Goal of the exercise: Below is a listing to write out in full, exactly as given, without its pictures.

* Begin Raw data *

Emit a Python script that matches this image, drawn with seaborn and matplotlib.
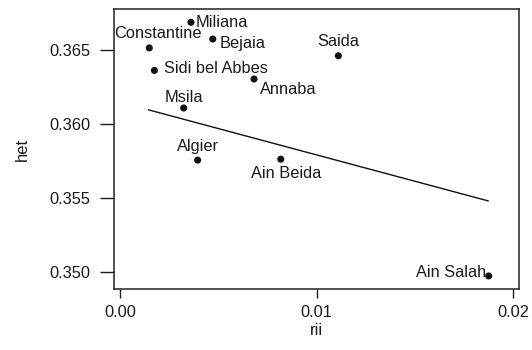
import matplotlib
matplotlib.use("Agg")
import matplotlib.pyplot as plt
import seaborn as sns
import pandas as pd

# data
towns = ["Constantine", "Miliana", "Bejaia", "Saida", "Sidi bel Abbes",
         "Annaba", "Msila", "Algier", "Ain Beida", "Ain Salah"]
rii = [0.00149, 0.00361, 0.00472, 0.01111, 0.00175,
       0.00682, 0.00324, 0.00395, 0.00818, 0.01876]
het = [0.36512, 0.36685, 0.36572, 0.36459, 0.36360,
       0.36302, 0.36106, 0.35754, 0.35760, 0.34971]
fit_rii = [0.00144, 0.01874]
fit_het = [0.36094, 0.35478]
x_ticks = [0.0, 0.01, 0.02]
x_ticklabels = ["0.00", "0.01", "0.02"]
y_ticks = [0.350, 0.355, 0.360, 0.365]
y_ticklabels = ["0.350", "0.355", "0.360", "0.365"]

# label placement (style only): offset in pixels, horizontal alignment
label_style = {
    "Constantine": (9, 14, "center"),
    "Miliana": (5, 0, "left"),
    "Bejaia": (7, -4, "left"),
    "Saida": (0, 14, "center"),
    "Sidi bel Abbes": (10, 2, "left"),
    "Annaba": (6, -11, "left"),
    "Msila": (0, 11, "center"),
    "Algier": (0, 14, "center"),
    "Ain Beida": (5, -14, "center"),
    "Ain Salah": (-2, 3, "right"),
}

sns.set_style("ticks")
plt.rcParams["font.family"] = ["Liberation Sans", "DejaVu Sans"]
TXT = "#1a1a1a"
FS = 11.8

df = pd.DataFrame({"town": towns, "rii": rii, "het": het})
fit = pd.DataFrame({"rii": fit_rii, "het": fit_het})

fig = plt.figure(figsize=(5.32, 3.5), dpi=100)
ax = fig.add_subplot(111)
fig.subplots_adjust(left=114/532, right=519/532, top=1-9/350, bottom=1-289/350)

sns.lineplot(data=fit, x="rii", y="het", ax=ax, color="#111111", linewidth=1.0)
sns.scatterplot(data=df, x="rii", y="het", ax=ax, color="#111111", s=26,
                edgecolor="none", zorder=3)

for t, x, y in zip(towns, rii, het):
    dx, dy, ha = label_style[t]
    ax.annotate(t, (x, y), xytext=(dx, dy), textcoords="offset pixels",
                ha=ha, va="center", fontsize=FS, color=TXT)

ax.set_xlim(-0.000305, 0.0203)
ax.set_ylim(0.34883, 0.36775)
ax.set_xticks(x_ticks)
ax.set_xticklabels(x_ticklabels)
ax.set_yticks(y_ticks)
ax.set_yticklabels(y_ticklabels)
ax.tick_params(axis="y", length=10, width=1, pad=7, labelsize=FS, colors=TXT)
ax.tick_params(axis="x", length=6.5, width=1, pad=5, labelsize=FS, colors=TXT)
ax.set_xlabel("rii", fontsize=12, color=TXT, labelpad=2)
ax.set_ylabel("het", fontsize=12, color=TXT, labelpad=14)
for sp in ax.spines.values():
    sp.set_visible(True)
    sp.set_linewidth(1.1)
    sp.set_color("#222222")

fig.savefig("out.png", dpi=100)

* End Raw data *

Result for this exercise:
Emit a Python script that matches this image, drawn with seaborn and matplotlib.
import matplotlib
matplotlib.use("Agg")
import matplotlib.pyplot as plt
import seaborn as sns
import pandas as pd

# data
towns = ["Constantine", "Miliana", "Bejaia", "Saida", "Sidi bel Abbes",
         "Annaba", "Msila", "Algier", "Ain Beida", "Ain Salah"]
rii = [0.00149, 0.00361, 0.00472, 0.01111, 0.00175,
       0.00682, 0.00324, 0.00395, 0.00818, 0.01876]
het = [0.36512, 0.36685, 0.36572, 0.36459, 0.36360,
       0.36302, 0.36106, 0.35754, 0.35760, 0.34971]
fit_rii = [0.00144, 0.01874]
fit_het = [0.36094, 0.35478]
x_ticks = [0.0, 0.01, 0.02]
x_ticklabels = ["0.00", "0.01", "0.02"]
y_ticks = [0.350, 0.355, 0.360, 0.365]
y_ticklabels = ["0.350", "0.355", "0.360", "0.365"]

# label placement (style only): offset in pixels, horizontal alignment
label_style = {
    "Constantine": (9, 14, "center"),
    "Miliana": (5, 0, "left"),
    "Bejaia": (7, -4, "left"),
    "Saida": (0, 14, "center"),
    "Sidi bel Abbes": (10, 2, "left"),
    "Annaba": (6, -11, "left"),
    "Msila": (0, 11, "center"),
    "Algier": (0, 14, "center"),
    "Ain Beida": (5, -14, "center"),
    "Ain Salah": (-2, 3, "right"),
}

sns.set_style("ticks")
plt.rcParams["font.family"] = ["Liberation Sans", "DejaVu Sans"]
TXT = "#1a1a1a"
FS = 11.8

df = pd.DataFrame({"town": towns, "rii": rii, "het": het})
fit = pd.DataFrame({"rii": fit_rii, "het": fit_het})

fig = plt.figure(figsize=(5.32, 3.5), dpi=100)
ax = fig.add_subplot(111)
fig.subplots_adjust(left=114/532, right=519/532, top=1-9/350, bottom=1-289/350)

sns.lineplot(data=fit, x="rii", y="het", ax=ax, color="#111111", linewidth=1.0)
sns.scatterplot(data=df, x="rii", y="het", ax=ax, color="#111111", s=26,
                edgecolor="none", zorder=3)

for t, x, y in zip(towns, rii, het):
    dx, dy, ha = label_style[t]
    ax.annotate(t, (x, y), xytext=(dx, dy), textcoords="offset pixels",
                ha=ha, va="center", fontsize=FS, color=TXT)

ax.set_xlim(-0.000305, 0.0203)
ax.set_ylim(0.34883, 0.36775)
ax.set_xticks(x_ticks)
ax.set_xticklabels(x_ticklabels)
ax.set_yticks(y_ticks)
ax.set_yticklabels(y_ticklabels)
ax.tick_params(axis="y", length=10, width=1, pad=7, labelsize=FS, colors=TXT)
ax.tick_params(axis="x", length=6.5, width=1, pad=5, labelsize=FS, colors=TXT)
ax.set_xlabel("rii", fontsize=12, color=TXT, labelpad=2)
ax.set_ylabel("het", fontsize=12, color=TXT, labelpad=14)
for sp in ax.spines.values():
    sp.set_visible(True)
    sp.set_linewidth(1.1)
    sp.set_color("#222222")

fig.savefig("out.png", dpi=100)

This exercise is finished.